> _GIVEN INFORMATION_
-.-.-

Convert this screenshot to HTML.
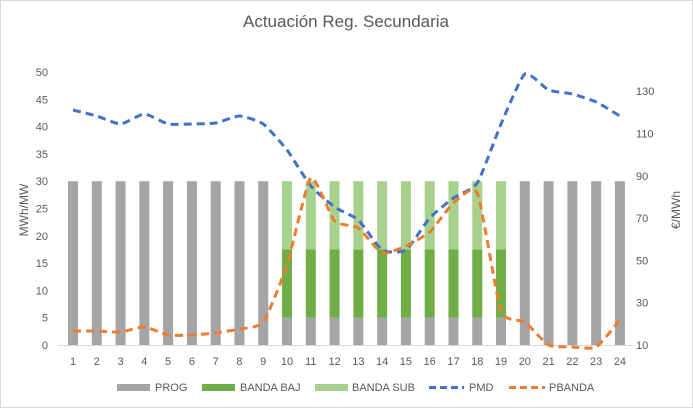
<!DOCTYPE html><html><head><meta charset="utf-8"><style>
body{margin:0;background:#fff}
svg{display:block;font-family:"Liberation Sans",sans-serif}
</style></head><body>
<svg id="s" width="693" height="408" xmlns="http://www.w3.org/2000/svg">
<rect x="0.5" y="0.5" width="692" height="407" fill="#fff" stroke="#d9d9d9"/>
<text x="346" y="27" font-size="17" fill="#595959" text-anchor="middle">Actuación Reg. Secundaria</text>
<g id="g"></g>
<text transform="translate(28,210) rotate(-90)" font-size="12" fill="#595959" text-anchor="middle">MWh/MW</text>
<text transform="translate(680,210) rotate(-90)" font-size="12" fill="#595959" text-anchor="middle">€/MWh</text>
<g font-size="11" fill="#595959">
<rect x="117" y="384" width="33" height="7" fill="#a5a5a5"/><text x="155" y="391">PROG</text>
<rect x="202" y="384" width="33" height="7" fill="#70ad47"/><text x="240" y="391">BANDA BAJ</text>
<rect x="315" y="384" width="33" height="7" fill="#a9d18e"/><text x="352" y="391">BANDA SUB</text>
<line x1="429" y1="387.5" x2="464" y2="387.5" stroke="#4472c4" stroke-width="3" stroke-dasharray="7,4"/><text x="469" y="391">PMD</text>
<line x1="509" y1="387.5" x2="545" y2="387.5" stroke="#ed7d31" stroke-width="3" stroke-dasharray="7,4"/><text x="549" y="391">PBANDA</text>
</g>
</svg>
<script>
var g=document.getElementById('g'),h='';
var X=i=>73+(i-1)*23.78, Y=v=>345-v*5.46, R=v=>345-(v-10)*2.115;
for(var v=0;v<=50;v+=5)h+='<text x="48" y="'+(Y(v)+4)+'" font-size="11" fill="#595959" text-anchor="end">'+v+'</text>';
for(var v=10;v<=130;v+=20)h+='<text x="636" y="'+(R(v)+4)+'" font-size="11" fill="#595959">'+v+'</text>';
h+='<line x1="58" y1="345.5" x2="632" y2="345.5" stroke="#d9d9d9"/>';
for(var i=1;i<=24;i++){var x=X(i)-5;
 if(i>=10&&i<=19){h+='<rect x="'+x+'" y="'+Y(5)+'" width="10" height="'+(Y(0)-Y(5))+'" fill="#a5a5a5"/>';
 h+='<rect x="'+x+'" y="'+Y(17.5)+'" width="10" height="'+(Y(5)-Y(17.5))+'" fill="#70ad47"/>';
 h+='<rect x="'+x+'" y="'+Y(30)+'" width="10" height="'+(Y(17.5)-Y(30))+'" fill="#a9d18e"/>';}
 else h+='<rect x="'+x+'" y="'+Y(30)+'" width="10" height="'+(Y(0)-Y(30))+'" fill="#a5a5a5"/>';
 h+='<text x="'+X(i)+'" y="365" font-size="11" fill="#595959" text-anchor="middle">'+i+'</text>';}
function path(ys){var t=11;var p=ys.map((y,k)=>[X(k+1),y]);var d='M'+p[0];
 for(var k=0;k<p.length-1;k++){var a=p[k-1]||p[k],b=p[k],c=p[k+1],e=p[k+2]||c;
 d+='C'+(b[0]+(c[0]-a[0])/t)+','+(b[1]+(c[1]-a[1])/t)+' '+(c[0]-(e[0]-b[0])/t)+','+(c[1]-(e[1]-b[1])/t)+' '+c;}return d;}
var pmd=[110,116,124,114,124,124,123,116,124,150,186,207,220,250,250,218,198,183,124,74,90,94,102,116];
var pb=[331,331,332,327,335,335,333,329,322,265,178,221,228,253,246,232,203,193,311,322,345,347,347,320];
h+='<path d="'+path(pmd)+'" fill="none" stroke="#4472c4" stroke-width="3" stroke-dasharray="8,5"/>';
h+='<path d="'+path(pb)+'" fill="none" stroke="#ed7d31" stroke-width="3" stroke-dasharray="8,5"/>';
g.innerHTML=h;
</script>
</body></html>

-.-.-

> _WORK TO COMPLETE_
Repeat the material above verbatim. Leave the pictures behind.

> _RESULT_
Convert this screenshot to HTML.
<!DOCTYPE html><html><head><meta charset="utf-8"><style>
body{margin:0;background:#fff}
svg{display:block;font-family:"Liberation Sans",sans-serif}
</style></head><body>
<svg id="s" width="693" height="408" xmlns="http://www.w3.org/2000/svg">
<rect x="0.5" y="0.5" width="692" height="407" fill="#fff" stroke="#d9d9d9"/>
<text x="346" y="27" font-size="17" fill="#595959" text-anchor="middle">Actuación Reg. Secundaria</text>
<g id="g"></g>
<text transform="translate(28,210) rotate(-90)" font-size="12" fill="#595959" text-anchor="middle">MWh/MW</text>
<text transform="translate(680,210) rotate(-90)" font-size="12" fill="#595959" text-anchor="middle">€/MWh</text>
<g font-size="11" fill="#595959">
<rect x="117" y="384" width="33" height="7" fill="#a5a5a5"/><text x="155" y="391">PROG</text>
<rect x="202" y="384" width="33" height="7" fill="#70ad47"/><text x="240" y="391">BANDA BAJ</text>
<rect x="315" y="384" width="33" height="7" fill="#a9d18e"/><text x="352" y="391">BANDA SUB</text>
<line x1="429" y1="387.5" x2="464" y2="387.5" stroke="#4472c4" stroke-width="3" stroke-dasharray="7,4"/><text x="469" y="391">PMD</text>
<line x1="509" y1="387.5" x2="545" y2="387.5" stroke="#ed7d31" stroke-width="3" stroke-dasharray="7,4"/><text x="549" y="391">PBANDA</text>
</g>
</svg>
<script>
var g=document.getElementById('g'),h='';
var X=i=>73+(i-1)*23.78, Y=v=>345-v*5.46, R=v=>345-(v-10)*2.115;
for(var v=0;v<=50;v+=5)h+='<text x="48" y="'+(Y(v)+4)+'" font-size="11" fill="#595959" text-anchor="end">'+v+'</text>';
for(var v=10;v<=130;v+=20)h+='<text x="636" y="'+(R(v)+4)+'" font-size="11" fill="#595959">'+v+'</text>';
h+='<line x1="58" y1="345.5" x2="632" y2="345.5" stroke="#d9d9d9"/>';
for(var i=1;i<=24;i++){var x=X(i)-5;
 if(i>=10&&i<=19){h+='<rect x="'+x+'" y="'+Y(5)+'" width="10" height="'+(Y(0)-Y(5))+'" fill="#a5a5a5"/>';
 h+='<rect x="'+x+'" y="'+Y(17.5)+'" width="10" height="'+(Y(5)-Y(17.5))+'" fill="#70ad47"/>';
 h+='<rect x="'+x+'" y="'+Y(30)+'" width="10" height="'+(Y(17.5)-Y(30))+'" fill="#a9d18e"/>';}
 else h+='<rect x="'+x+'" y="'+Y(30)+'" width="10" height="'+(Y(0)-Y(30))+'" fill="#a5a5a5"/>';
 h+='<text x="'+X(i)+'" y="365" font-size="11" fill="#595959" text-anchor="middle">'+i+'</text>';}
function path(ys){var t=11;var p=ys.map((y,k)=>[X(k+1),y]);var d='M'+p[0];
 for(var k=0;k<p.length-1;k++){var a=p[k-1]||p[k],b=p[k],c=p[k+1],e=p[k+2]||c;
 d+='C'+(b[0]+(c[0]-a[0])/t)+','+(b[1]+(c[1]-a[1])/t)+' '+(c[0]-(e[0]-b[0])/t)+','+(c[1]-(e[1]-b[1])/t)+' '+c;}return d;}
var pmd=[110,116,124,114,124,124,123,116,124,150,186,207,220,250,250,218,198,183,124,74,90,94,102,116];
var pb=[331,331,332,327,335,335,333,329,322,265,178,221,228,253,246,232,203,193,311,322,345,347,347,320];
h+='<path d="'+path(pmd)+'" fill="none" stroke="#4472c4" stroke-width="3" stroke-dasharray="8,5"/>';
h+='<path d="'+path(pb)+'" fill="none" stroke="#ed7d31" stroke-width="3" stroke-dasharray="8,5"/>';
g.innerHTML=h;
</script>
</body></html>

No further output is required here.